Pequenas e médias empresas são a bola da vez

Foto: Marcos Santos/USP Imagens/fotospublicas.com

O déficit orçamentário aprovado no primeiro trâmite em meio a um embate sem nexo dá ao governo o direito de se afundar sem culpa. É uma fórmula bem brasileira de implodir a responsabilidade fiscal sem enredar-se nas malhas da Lei.

Um último gancho da âncora que sustenta a precária estabilidade da economia parece mover-se no fundo lamacento do pântano. As reservas internacionais que sustentam o pouco de credibilidade podem ser chamadas as tapar buracos. Então teremos o fantasma da crise cambial. É o que falta.

As finanças públicas chegaram ao que o ex-ministro Antônio Delfim Neto chama de impasse aritmético: a produção não paga a conta. O guru de todos os governos, militares ou civis, faz uma de suas assertivas dizendo que os mentores do estado brasileiro escondem-se atrás de biombos ideológicos ou causas, que são discursos (no parlamento, na mídia e nos palanques) para sufocar a matemática.

Cobertor curto é metáfora clássica para este embate que se dá entre produtores e gastadores pelo excedente nacional. Na verdade, a briga já chegou ao nicho mais forte da queda de braço, os servidores do setor público: corta-se no custeio e poupa-se as pessoas. Cortam-se programas e preservam-se os funcionários.

Há uma blitz para revistar os bolsos de quem possa ter algum para irrigar a máquina.

As pequenas e médias empresas são a bola da vez.
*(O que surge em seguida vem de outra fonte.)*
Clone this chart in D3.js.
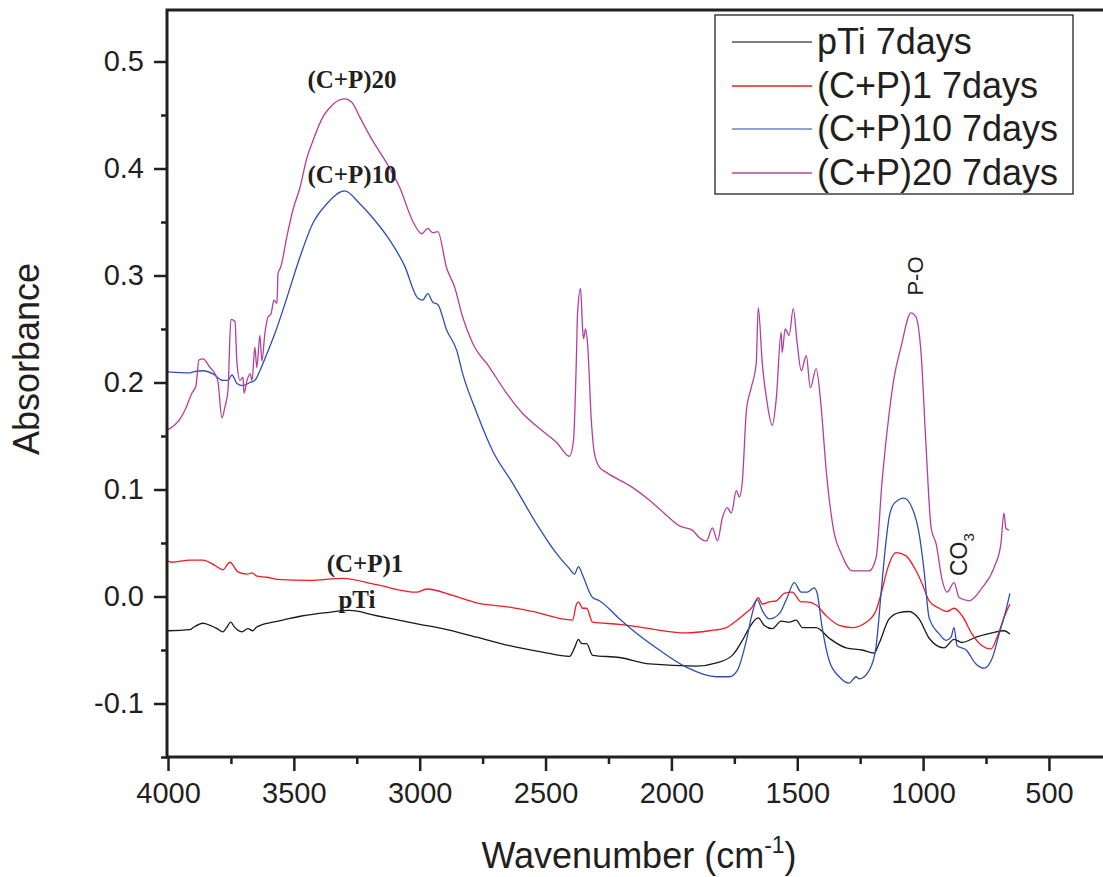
<!DOCTYPE html>
<html>
<head>
<meta charset="utf-8">
<script src="https://cdn.jsdelivr.net/npm/d3@7"></script>
<style>
  body { margin: 0; background: #fff; }
  svg { display: block; }
</style>
</head>
<body>
<div id="chart"></div>
<script>
// FTIR spectra after 7 days: [wavenumber (cm-1), absorbance]
var pTi7 = [[4000,-0.032],[3913,-0.031],[3900,-0.029],[3861,-0.025],[3833,-0.027],[3805,-0.030],[3782,-0.033],[3770,-0.030],[3750,-0.024],[3738,-0.028],[3706,-0.033],[3683,-0.030],[3663,-0.032],[3650,-0.029],[3623,-0.026],[3583,-0.024],[3544,-0.022],[3464,-0.018],[3369,-0.015],[3278,-0.013],[3171,-0.018],[3000,-0.026],[2909,-0.030],[2774,-0.038],[2643,-0.046],[2512,-0.052],[2405,-0.056],[2385,-0.048],[2369,-0.040],[2361,-0.043],[2353,-0.044],[2337,-0.044],[2313,-0.055],[2206,-0.057],[2087,-0.063],[1901,-0.065],[1821,-0.062],[1758,-0.055],[1718,-0.041],[1690,-0.029],[1655,-0.020],[1631,-0.027],[1599,-0.030],[1564,-0.023],[1532,-0.024],[1504,-0.022],[1480,-0.029],[1425,-0.029],[1373,-0.039],[1306,-0.048],[1242,-0.050],[1195,-0.053],[1175,-0.044],[1135,-0.021],[1095,-0.015],[1056,-0.014],[1016,-0.021],[976,-0.039],[917,-0.048],[877,-0.040],[845,-0.043],[790,-0.038],[726,-0.034],[679,-0.032],[655,-0.035]];

var cp1_7 = [[4000,0.033],[3985,0.032],[3913,0.034],[3861,0.034],[3813,0.029],[3782,0.025],[3754,0.032],[3722,0.023],[3686,0.021],[3666,0.022],[3647,0.019],[3607,0.018],[3567,0.016],[3437,0.015],[3306,0.017],[3171,0.011],[3012,0.004],[2972,0.007],[2869,0.001],[2774,-0.006],[2643,-0.010],[2552,-0.014],[2393,-0.022],[2377,-0.007],[2369,-0.005],[2353,-0.011],[2337,-0.011],[2313,-0.024],[2206,-0.026],[2115,-0.029],[1941,-0.034],[1849,-0.032],[1782,-0.029],[1738,-0.022],[1702,-0.015],[1679,-0.010],[1655,-0.001],[1639,-0.007],[1611,-0.005],[1583,-0.004],[1552,0.003],[1520,0.004],[1484,-0.005],[1460,-0.005],[1425,-0.008],[1385,-0.018],[1333,-0.027],[1282,-0.029],[1226,-0.024],[1187,-0.013],[1163,0.006],[1140,0.027],[1107,0.041],[1068,0.038],[1028,0.024],[1004,0.012],[976,-0.004],[936,-0.011],[905,-0.014],[877,-0.011],[845,-0.018],[806,-0.035],[766,-0.046],[730,-0.049],[706,-0.038],[679,-0.020],[655,-0.007]];

var cp10_7 = [[4000,0.210],[3913,0.209],[3900,0.210],[3861,0.211],[3821,0.208],[3782,0.202],[3762,0.202],[3746,0.207],[3726,0.199],[3702,0.197],[3674,0.200],[3655,0.202],[3635,0.211],[3607,0.227],[3575,0.246],[3528,0.279],[3476,0.317],[3424,0.349],[3369,0.367],[3298,0.379],[3238,0.367],[3187,0.354],[3119,0.333],[3060,0.309],[3008,0.279],[2988,0.277],[2968,0.283],[2948,0.275],[2928,0.273],[2893,0.249],[2853,0.230],[2829,0.208],[2774,0.172],[2710,0.136],[2631,0.106],[2536,0.068],[2456,0.040],[2405,0.026],[2385,0.021],[2369,0.028],[2353,0.020],[2313,-0.001],[2286,-0.004],[2206,-0.021],[2167,-0.029],[2048,-0.050],[1941,-0.066],[1821,-0.075],[1770,-0.075],[1738,-0.069],[1702,-0.041],[1679,-0.016],[1659,-0.003],[1639,-0.013],[1611,-0.021],[1571,-0.016],[1540,-0.001],[1512,0.013],[1484,0.004],[1460,0.004],[1433,0.008],[1421,0.003],[1401,-0.029],[1373,-0.060],[1333,-0.075],[1294,-0.081],[1266,-0.075],[1254,-0.077],[1214,-0.069],[1187,-0.047],[1167,0.003],[1155,0.034],[1135,0.074],[1115,0.087],[1076,0.092],[1044,0.083],[1016,0.059],[996,0.024],[976,-0.020],[936,-0.035],[909,-0.041],[889,-0.038],[877,-0.029],[865,-0.046],[829,-0.050],[790,-0.063],[758,-0.067],[726,-0.058],[698,-0.035],[671,-0.013],[655,0.003]];

var cp20_7 = [[4000,0.156],[3952,0.166],[3933,0.174],[3905,0.190],[3889,0.197],[3877,0.221],[3861,0.222],[3833,0.214],[3813,0.208],[3801,0.200],[3786,0.167],[3774,0.177],[3762,0.192],[3750,0.259],[3734,0.257],[3726,0.218],[3714,0.202],[3702,0.205],[3698,0.190],[3686,0.202],[3674,0.208],[3666,0.202],[3655,0.233],[3647,0.214],[3635,0.244],[3627,0.220],[3615,0.246],[3603,0.261],[3591,0.264],[3579,0.277],[3567,0.274],[3563,0.302],[3552,0.308],[3528,0.336],[3504,0.361],[3476,0.382],[3448,0.410],[3424,0.426],[3385,0.448],[3357,0.457],[3298,0.465],[3270,0.462],[3238,0.448],[3187,0.426],[3131,0.405],[3079,0.382],[3028,0.351],[2992,0.339],[2968,0.344],[2948,0.340],[2928,0.341],[2893,0.307],[2861,0.289],[2829,0.261],[2790,0.237],[2722,0.214],[2655,0.190],[2591,0.171],[2524,0.157],[2456,0.144],[2405,0.131],[2389,0.146],[2377,0.227],[2373,0.264],[2361,0.288],[2353,0.251],[2349,0.241],[2341,0.250],[2333,0.236],[2318,0.164],[2306,0.134],[2286,0.121],[2258,0.116],[2155,0.102],[2087,0.090],[2020,0.076],[1968,0.066],[1917,0.062],[1889,0.055],[1861,0.052],[1837,0.064],[1817,0.052],[1798,0.073],[1778,0.083],[1762,0.078],[1742,0.099],[1730,0.093],[1718,0.108],[1702,0.174],[1683,0.195],[1663,0.218],[1655,0.270],[1639,0.218],[1619,0.180],[1599,0.160],[1583,0.186],[1564,0.247],[1560,0.228],[1548,0.250],[1532,0.244],[1516,0.269],[1500,0.236],[1484,0.211],[1464,0.225],[1448,0.195],[1425,0.213],[1405,0.177],[1385,0.118],[1353,0.059],[1325,0.040],[1282,0.024],[1214,0.024],[1187,0.036],[1163,0.108],[1135,0.171],[1115,0.205],[1088,0.233],[1048,0.265],[1028,0.261],[1008,0.227],[988,0.139],[968,0.064],[948,0.049],[924,0.015],[905,0.004],[877,0.013],[857,-0.001],[817,-0.004],[766,0.008],[718,0.027],[691,0.049],[679,0.078],[671,0.064],[659,0.062]];

var seriesNames = ["pTi 7days", "(C+P)1 7days", "(C+P)10 7days", "(C+P)20 7days"];
var seriesData = [pTi7, cp1_7, cp10_7, cp20_7];
var seriesColors = ["#1a1a1a", "#ee1c24", "#2e4fae", "#b23f9e"];
var legendColors = ["#555555", "#ee1c24", "#6d83c4", "#c0409e"];

var xTicks = [4000, 3500, 3000, 2500, 2000, 1500, 1000, 500];
var yTicks = [-0.1, 0.0, 0.1, 0.2, 0.3, 0.4, 0.5];

function init() {
    var w = 1103, h = 877;
    var pl = 167, pt = 8, pr = 1104, pb = 757;
    var ink = "#231f20";
    var sans = "'Liberation Sans', Arial, sans-serif";

    var xScale = d3.scaleLinear().domain([4000, 280]).range([168, 168 + 3720 * 0.2517]);
    var yScale = d3.scaleLinear().domain([-0.15, 0.55]).range([pb, pt]);

    var svg = d3.select("#chart").append("svg")
        .attr("width", w).attr("height", h)
        .style("font-family", sans);

    svg.append("rect").attr("width", w).attr("height", h).attr("fill", "#fff");

    svg.append("clipPath").attr("id", "plot")
       .append("rect").attr("x", pl).attr("y", pt).attr("width", pr - pl).attr("height", pb - pt);

    // curves
    var line = d3.line()
        .x(function(d) { return xScale(d[0]); })
        .y(function(d) { return yScale(d[1]); })
        .curve(d3.curveMonotoneX);

    svg.append("g").attr("clip-path", "url(#plot)")
       .selectAll("path")
       .data(seriesData)
       .enter()
       .append("path")
       .attr("d", line)
       .attr("fill", "none")
       .attr("stroke", function(d, i) { return seriesColors[i]; })
       .attr("stroke-width", 1.3)
       .attr("stroke-linejoin", "round");

    function styleTicks(g) {
        g.select(".domain").remove();
        g.selectAll("line").attr("stroke-width", 2.5).attr("stroke", ink);
        g.selectAll("text").attr("font-size", 29).attr("fill", ink).style("font-family", sans);
    }

    // minor ticks
    svg.append("g")
       .attr("transform", "translate(0," + pb + ")")
       .call(d3.axisBottom(xScale).tickValues(d3.range(3750, 300, -500)).tickSize(7).tickFormat(""))
       .call(styleTicks);

    svg.append("g")
       .attr("transform", "translate(" + pl + ",0)")
       .call(d3.axisLeft(yScale).tickValues([-0.15, -0.05, 0.05, 0.15, 0.25, 0.35, 0.45]).tickSize(6).tickFormat(""))
       .call(styleTicks);

    // major ticks + labels
    svg.append("g")
       .attr("transform", "translate(0," + pb + ")")
       .call(d3.axisBottom(xScale).tickValues(xTicks).tickSize(14).tickPadding(11).tickFormat(d3.format("d")))
       .call(styleTicks);

    svg.append("g")
       .attr("transform", "translate(" + pl + ",0)")
       .call(d3.axisLeft(yScale).tickValues(yTicks).tickSize(13).tickPadding(10)
             .tickFormat(function(d) { return d.toFixed(1).replace("\u2212", "-"); }))
       .call(styleTicks);

    // frame (right side runs off the picture)
    svg.append("rect")
       .attr("x", pl).attr("y", pt + 2)
       .attr("width", 1120 - pl).attr("height", pb - pt - 2)
       .attr("fill", "none").attr("stroke", ink).attr("stroke-width", 3);

    // axis titles
    svg.append("text")
       .attr("transform", "translate(39,359) rotate(-90)")
       .attr("text-anchor", "middle")
       .attr("font-size", 36)
       .attr("fill", ink)
       .text("Absorbance");

    var xt = svg.append("text")
       .attr("x", 639).attr("y", 868)
       .attr("text-anchor", "middle")
       .attr("font-size", 36)
       .attr("fill", ink);
    xt.append("tspan").text("Wavenumber (cm");
    xt.append("tspan").attr("font-size", 23).attr("dy", -15).text("-1");
    xt.append("tspan").attr("dy", 15).text(")");

    // legend
    var lg = svg.append("g");
    lg.append("rect")
      .attr("x", 715).attr("y", 15).attr("width", 358).attr("height", 179)
      .attr("fill", "#fff").attr("stroke", ink).attr("stroke-width", 1.3);
    var rowsY = [42, 86, 129, 173];
    seriesNames.forEach(function(name, i) {
        lg.append("line")
          .attr("x1", 732).attr("x2", 812)
          .attr("y1", rowsY[i]).attr("y2", rowsY[i])
          .attr("stroke", legendColors[i]).attr("stroke-width", 1.5);
        lg.append("text")
          .attr("x", 817).attr("y", rowsY[i] + 12)
          .attr("font-size", 36)
          .attr("fill", ink)
          .text(name);
    });

    // peak labels
    var serif = "'Liberation Serif', 'Times New Roman', serif";
    var notes = [
        { t: "(C+P)20", x: 352, y: 88 },
        { t: "(C+P)10", x: 352, y: 183 },
        { t: "(C+P)1", x: 365, y: 572 },
        { t: "pTi", x: 357, y: 608 }
    ];
    svg.selectAll("text.note")
       .data(notes)
       .enter()
       .append("text")
       .attr("class", "note")
       .attr("x", function(d) { return d.x; })
       .attr("y", function(d) { return d.y; })
       .attr("text-anchor", "middle")
       .attr("font-family", serif)
       .attr("font-weight", "bold")
       .attr("font-size", 25)
       .attr("fill", ink)
       .text(function(d) { return d.t; });

    svg.append("text")
       .attr("transform", "translate(923,276) rotate(-90)")
       .attr("text-anchor", "middle")
       .attr("font-size", 22)
       .attr("fill", ink)
       .text("P-O");

    var co = svg.append("text")
       .attr("transform", "translate(967,576) rotate(-90)")
       .attr("font-size", 23)
       .attr("fill", ink);
    co.append("tspan").text("CO");
    co.append("tspan").attr("font-size", 15).attr("dy", 7).text("3");
}

window.onload = init;
</script>
</body>
</html>
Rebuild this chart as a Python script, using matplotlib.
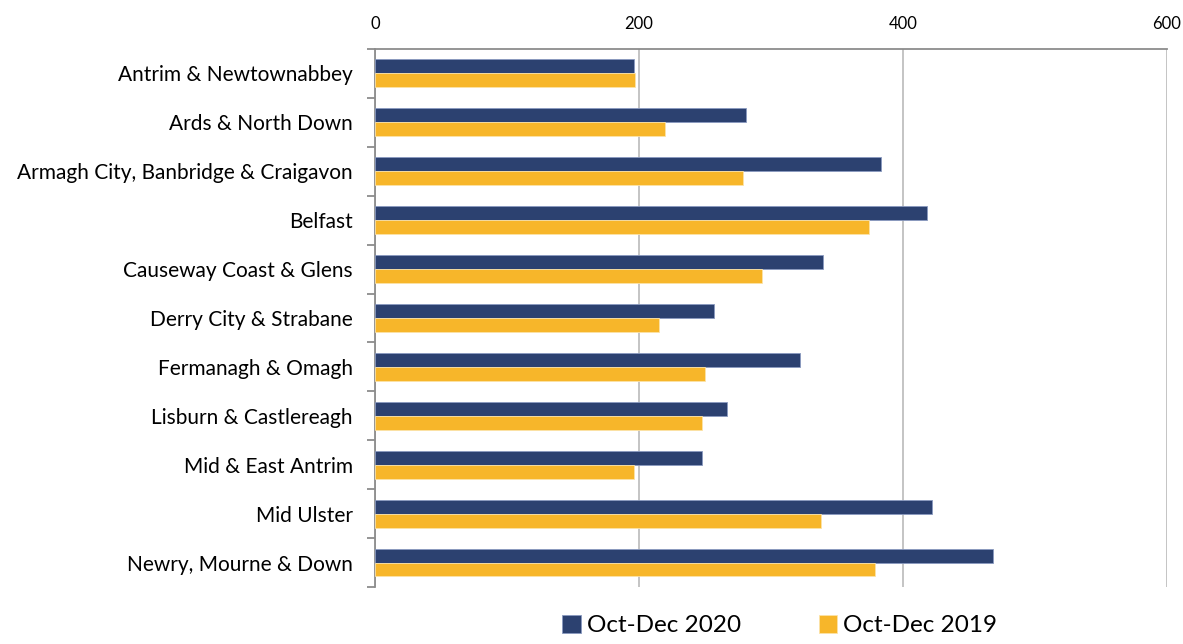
import numpy as np
import matplotlib.pyplot as plt
from matplotlib.ticker import FixedLocator

councils = [
    "Antrim & Newtownabbey",
    "Ards & North Down",
    "Armagh City, Banbridge & Craigavon",
    "Belfast",
    "Causeway Coast & Glens",
    "Derry City & Strabane",
    "Fermanagh & Omagh",
    "Lisburn & Castlereagh",
    "Mid & East Antrim",
    "Mid Ulster",
    "Newry, Mourne & Down",
]
oct_dec_2020 = [196, 281, 383, 418, 339, 257, 322, 267, 248, 422, 468]
oct_dec_2019 = [197, 220, 279, 374, 293, 215, 250, 248, 196, 338, 379]

navy = "#2C4170"
gold = "#F7B62A"

plt.rcParams['font.family'] = ['Lato', 'DejaVu Sans']

fig = plt.figure(figsize=(11.83, 6.44), dpi=100)
ax = fig.add_axes([0.317, 0.0885, 0.6695, 0.8355])

y = np.arange(len(councils))
h = 0.285
ax.barh(y - h / 2, oct_dec_2020, height=h, color=navy, edgecolor="#8A9AC0",
        linewidth=0.6, label="Oct-Dec 2020", zorder=3)
ax.barh(y + h / 2, oct_dec_2019, height=h, color=gold, edgecolor="#FCE3A8",
        linewidth=0.6, label="Oct-Dec 2019", zorder=3)

ax.set_xlim(0, 600)
ax.set_ylim(len(councils) - 0.5, -0.5)
ax.set_xticks([0, 200, 400, 600])
ax.xaxis.tick_top()
ax.tick_params(axis='x', length=0, labelsize=12, pad=12, colors='black')
ax.xaxis.grid(True, color='#BFBFBF', linewidth=1.3, zorder=0)

ax.set_yticks(y)
ax.set_yticklabels(councils, fontsize=15)
ax.yaxis.set_minor_locator(FixedLocator(np.arange(-0.5, len(councils), 1)))
ax.tick_params(axis='y', which='major', length=0, pad=16)
ax.tick_params(axis='y', which='minor', length=6, color='#8C8C8C', width=1.3)

for s in ['right', 'bottom']:
    ax.spines[s].set_visible(False)
ax.spines['left'].set_color('#8C8C8C')
ax.spines['left'].set_linewidth(1.3)
ax.spines['top'].set_color('#8C8C8C')
ax.spines['top'].set_linewidth(1.3)

fig.legend(loc='lower center', bbox_to_anchor=(0.659, -0.022), ncol=2, frameon=False,
           fontsize=17.5, handlelength=0.75, handleheight=0.75, handletextpad=0.25,
           columnspacing=3.2)

fig.savefig("out.png", dpi=100)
A prorrogação da MP do Refis, que sai apressada da caneta provisória do deputado Rodrigo Maia e a outra face da mesma moeda da dívida, o Funrural: esse velho patacão é a expressão da grande carga fiscal que acorrentou os setores produtivos do País.

Os fomentadores de notícias envolvem a mídia com imagens de nababos sonegadores surrupiando centavos do fundo da bolsa família dos miseráveis. Antes fosse.

A realidade que se esconde é que os quebrados (inadimplentes na língua de tecnocrata) são os pequenos e médios dos três setores da economia: agricultura, indústria e comércio/serviços. Os grandes fazendeiros, os magnatas da indústria e os donos das redes de magazines também devem ao fisco, mas não são esses que estão emitindo o grunhido dos esgoelados.

A dança dos números nas artes de telas de tevê, dos notebooks das mídias sociais e, também do veículo mais poderoso para formar opinião, o velho papel de imprensa, sabe-se que esses gráficos estão ali porque o papel aceita tudo.

Os dados estão aí, publicados e falados. Entretanto há um vazio entre o que dizem articulistas, comentaristas, colunistas e repórteres especializados e as manchetes alarmantes. Parece que escrevem para cegos e falam a surdos. Essas informações não transitam.

Na prática, os governos, desde Dilma Rousseff, vêm secando cada teta da vaca. As fontes de financiamento secam uma a uma: primeiro raspa-se o fundo da panela de ouro da capacidade de a produção pagar impostos; outro vertedouro é a dívida pública, que também chega ao ponto de esgotamento; resta a emissão de moeda sem lastro, o combustível da inflação.

A inflação é o paraíso dos devedores (governo) e o tormento dos credores (investidores em títulos públicos e assalariados).

O anúncio de um aporte de 56 bilhões de reais na economia pelo Banco do Brasil é um sinal de que as impressoras da Casa da Moeda vão rodar à toda velocidade.

Completado o escorregador, pelo esgotamento das fontes de financiamento, os gestores e políticos que se preparem. O dragão da inflação vem aí cuspindo fogo.

Não obstante a ofensiva judicial sobre o setor privado, que se enredou em ações confessadas e inconfessáveis, os principais atores da administração pública já estão (muitos literalmente) algemados e maneados. Executivo (concursados e apaniguados) e legislativos perderam grande parte de sua capacidade de ação.  Entretanto, a economia não para, andando para frente ou para trás. Não pode ficar à deriva.

Com a administração pública e o legislativo atônitos, a insensatez está às portas. Como diz Delfim Neto (e outros colunistas lúcidos e capacitados): é o momento de descobrir os biombos e enfrentar a realidade.

O caso das dívidas dos produtores com o fisco é um primeiro embate que tende a penalizar os mais fracos nesse leque de interesses conflitantes. Como dizia o samba de Mansueto, “a fonte secou. Entre nós..”

Ainda não se chegou ao fundo do poço. Depois da inflação a crise cambial.